_Goal_
Your task is to copy the listing exactly, with the pictures left out.

_Data block_

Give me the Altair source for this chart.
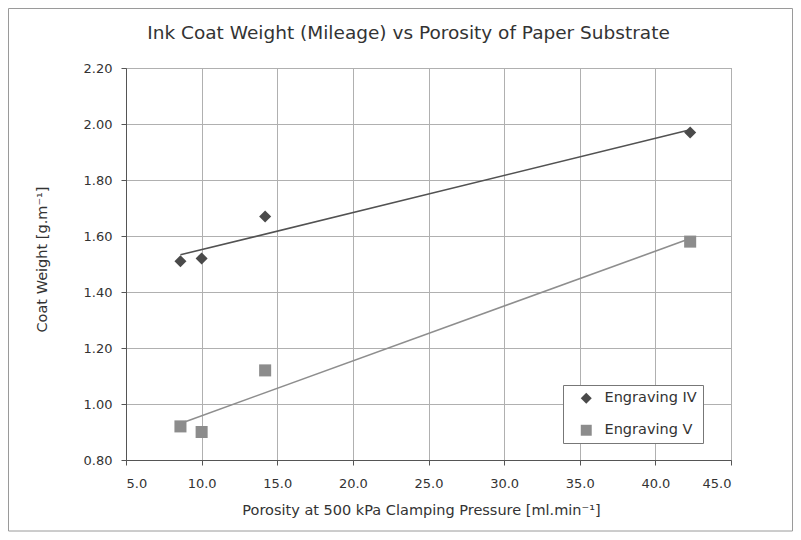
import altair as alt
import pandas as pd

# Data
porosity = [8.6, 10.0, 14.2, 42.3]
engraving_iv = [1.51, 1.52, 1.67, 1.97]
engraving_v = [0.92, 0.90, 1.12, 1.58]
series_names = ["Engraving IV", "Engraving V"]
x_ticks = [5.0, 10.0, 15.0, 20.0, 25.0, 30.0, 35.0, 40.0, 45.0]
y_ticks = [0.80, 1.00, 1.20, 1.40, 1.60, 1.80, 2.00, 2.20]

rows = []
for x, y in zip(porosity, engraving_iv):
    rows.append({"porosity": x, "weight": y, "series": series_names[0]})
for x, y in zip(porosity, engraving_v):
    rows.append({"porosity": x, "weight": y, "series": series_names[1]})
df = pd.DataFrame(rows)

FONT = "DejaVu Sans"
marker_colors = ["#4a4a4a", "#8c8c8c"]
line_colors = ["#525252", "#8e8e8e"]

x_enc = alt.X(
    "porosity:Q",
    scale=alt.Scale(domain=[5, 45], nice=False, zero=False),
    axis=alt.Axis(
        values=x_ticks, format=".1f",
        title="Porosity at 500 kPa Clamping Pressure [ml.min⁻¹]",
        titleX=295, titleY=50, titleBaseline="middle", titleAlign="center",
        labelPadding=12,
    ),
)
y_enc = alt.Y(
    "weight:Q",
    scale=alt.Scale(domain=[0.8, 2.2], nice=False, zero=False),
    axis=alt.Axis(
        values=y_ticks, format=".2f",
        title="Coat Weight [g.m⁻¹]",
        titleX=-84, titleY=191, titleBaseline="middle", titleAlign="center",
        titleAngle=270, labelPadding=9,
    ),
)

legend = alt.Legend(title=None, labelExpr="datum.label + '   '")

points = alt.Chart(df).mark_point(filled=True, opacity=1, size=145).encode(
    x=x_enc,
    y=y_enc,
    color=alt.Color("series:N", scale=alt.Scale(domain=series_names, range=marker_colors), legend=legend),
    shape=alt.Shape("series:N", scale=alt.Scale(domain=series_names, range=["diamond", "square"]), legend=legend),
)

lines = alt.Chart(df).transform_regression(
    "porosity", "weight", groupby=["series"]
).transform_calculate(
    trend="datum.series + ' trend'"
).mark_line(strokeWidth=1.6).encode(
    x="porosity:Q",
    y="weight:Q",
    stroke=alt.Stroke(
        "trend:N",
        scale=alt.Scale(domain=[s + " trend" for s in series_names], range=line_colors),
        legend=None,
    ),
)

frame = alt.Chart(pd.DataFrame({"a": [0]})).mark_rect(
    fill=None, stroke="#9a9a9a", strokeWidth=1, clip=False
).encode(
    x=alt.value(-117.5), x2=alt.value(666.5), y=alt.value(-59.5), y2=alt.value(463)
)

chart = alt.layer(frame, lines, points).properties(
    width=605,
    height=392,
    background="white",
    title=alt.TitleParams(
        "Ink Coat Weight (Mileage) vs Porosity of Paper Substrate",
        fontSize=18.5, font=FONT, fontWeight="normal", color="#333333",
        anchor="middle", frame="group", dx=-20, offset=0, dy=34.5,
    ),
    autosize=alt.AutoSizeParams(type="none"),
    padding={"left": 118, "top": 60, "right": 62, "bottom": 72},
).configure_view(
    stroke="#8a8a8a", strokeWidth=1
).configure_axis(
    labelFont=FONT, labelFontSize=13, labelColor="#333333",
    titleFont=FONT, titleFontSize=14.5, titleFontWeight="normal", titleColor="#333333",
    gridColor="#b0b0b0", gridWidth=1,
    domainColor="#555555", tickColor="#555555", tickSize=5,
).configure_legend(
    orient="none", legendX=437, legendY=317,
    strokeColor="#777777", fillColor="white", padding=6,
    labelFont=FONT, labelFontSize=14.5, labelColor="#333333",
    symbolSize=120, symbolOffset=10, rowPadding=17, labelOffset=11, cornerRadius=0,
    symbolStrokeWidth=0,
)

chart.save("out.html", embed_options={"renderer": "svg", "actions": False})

_Exercise solution_
Give me the Altair source for this chart.
import altair as alt
import pandas as pd

# Data
porosity = [8.6, 10.0, 14.2, 42.3]
engraving_iv = [1.51, 1.52, 1.67, 1.97]
engraving_v = [0.92, 0.90, 1.12, 1.58]
series_names = ["Engraving IV", "Engraving V"]
x_ticks = [5.0, 10.0, 15.0, 20.0, 25.0, 30.0, 35.0, 40.0, 45.0]
y_ticks = [0.80, 1.00, 1.20, 1.40, 1.60, 1.80, 2.00, 2.20]

rows = []
for x, y in zip(porosity, engraving_iv):
    rows.append({"porosity": x, "weight": y, "series": series_names[0]})
for x, y in zip(porosity, engraving_v):
    rows.append({"porosity": x, "weight": y, "series": series_names[1]})
df = pd.DataFrame(rows)

FONT = "DejaVu Sans"
marker_colors = ["#4a4a4a", "#8c8c8c"]
line_colors = ["#525252", "#8e8e8e"]

x_enc = alt.X(
    "porosity:Q",
    scale=alt.Scale(domain=[5, 45], nice=False, zero=False),
    axis=alt.Axis(
        values=x_ticks, format=".1f",
        title="Porosity at 500 kPa Clamping Pressure [ml.min⁻¹]",
        titleX=295, titleY=50, titleBaseline="middle", titleAlign="center",
        labelPadding=12,
    ),
)
y_enc = alt.Y(
    "weight:Q",
    scale=alt.Scale(domain=[0.8, 2.2], nice=False, zero=False),
    axis=alt.Axis(
        values=y_ticks, format=".2f",
        title="Coat Weight [g.m⁻¹]",
        titleX=-84, titleY=191, titleBaseline="middle", titleAlign="center",
        titleAngle=270, labelPadding=9,
    ),
)

legend = alt.Legend(title=None, labelExpr="datum.label + '   '")

points = alt.Chart(df).mark_point(filled=True, opacity=1, size=145).encode(
    x=x_enc,
    y=y_enc,
    color=alt.Color("series:N", scale=alt.Scale(domain=series_names, range=marker_colors), legend=legend),
    shape=alt.Shape("series:N", scale=alt.Scale(domain=series_names, range=["diamond", "square"]), legend=legend),
)

lines = alt.Chart(df).transform_regression(
    "porosity", "weight", groupby=["series"]
).transform_calculate(
    trend="datum.series + ' trend'"
).mark_line(strokeWidth=1.6).encode(
    x="porosity:Q",
    y="weight:Q",
    stroke=alt.Stroke(
        "trend:N",
        scale=alt.Scale(domain=[s + " trend" for s in series_names], range=line_colors),
        legend=None,
    ),
)

frame = alt.Chart(pd.DataFrame({"a": [0]})).mark_rect(
    fill=None, stroke="#9a9a9a", strokeWidth=1, clip=False
).encode(
    x=alt.value(-117.5), x2=alt.value(666.5), y=alt.value(-59.5), y2=alt.value(463)
)

chart = alt.layer(frame, lines, points).properties(
    width=605,
    height=392,
    background="white",
    title=alt.TitleParams(
        "Ink Coat Weight (Mileage) vs Porosity of Paper Substrate",
        fontSize=18.5, font=FONT, fontWeight="normal", color="#333333",
        anchor="middle", frame="group", dx=-20, offset=0, dy=34.5,
    ),
    autosize=alt.AutoSizeParams(type="none"),
    padding={"left": 118, "top": 60, "right": 62, "bottom": 72},
).configure_view(
    stroke="#8a8a8a", strokeWidth=1
).configure_axis(
    labelFont=FONT, labelFontSize=13, labelColor="#333333",
    titleFont=FONT, titleFontSize=14.5, titleFontWeight="normal", titleColor="#333333",
    gridColor="#b0b0b0", gridWidth=1,
    domainColor="#555555", tickColor="#555555", tickSize=5,
).configure_legend(
    orient="none", legendX=437, legendY=317,
    strokeColor="#777777", fillColor="white", padding=6,
    labelFont=FONT, labelFontSize=14.5, labelColor="#333333",
    symbolSize=120, symbolOffset=10, rowPadding=17, labelOffset=11, cornerRadius=0,
    symbolStrokeWidth=0,
)

chart.save("out.html", embed_options={"renderer": "svg", "actions": False})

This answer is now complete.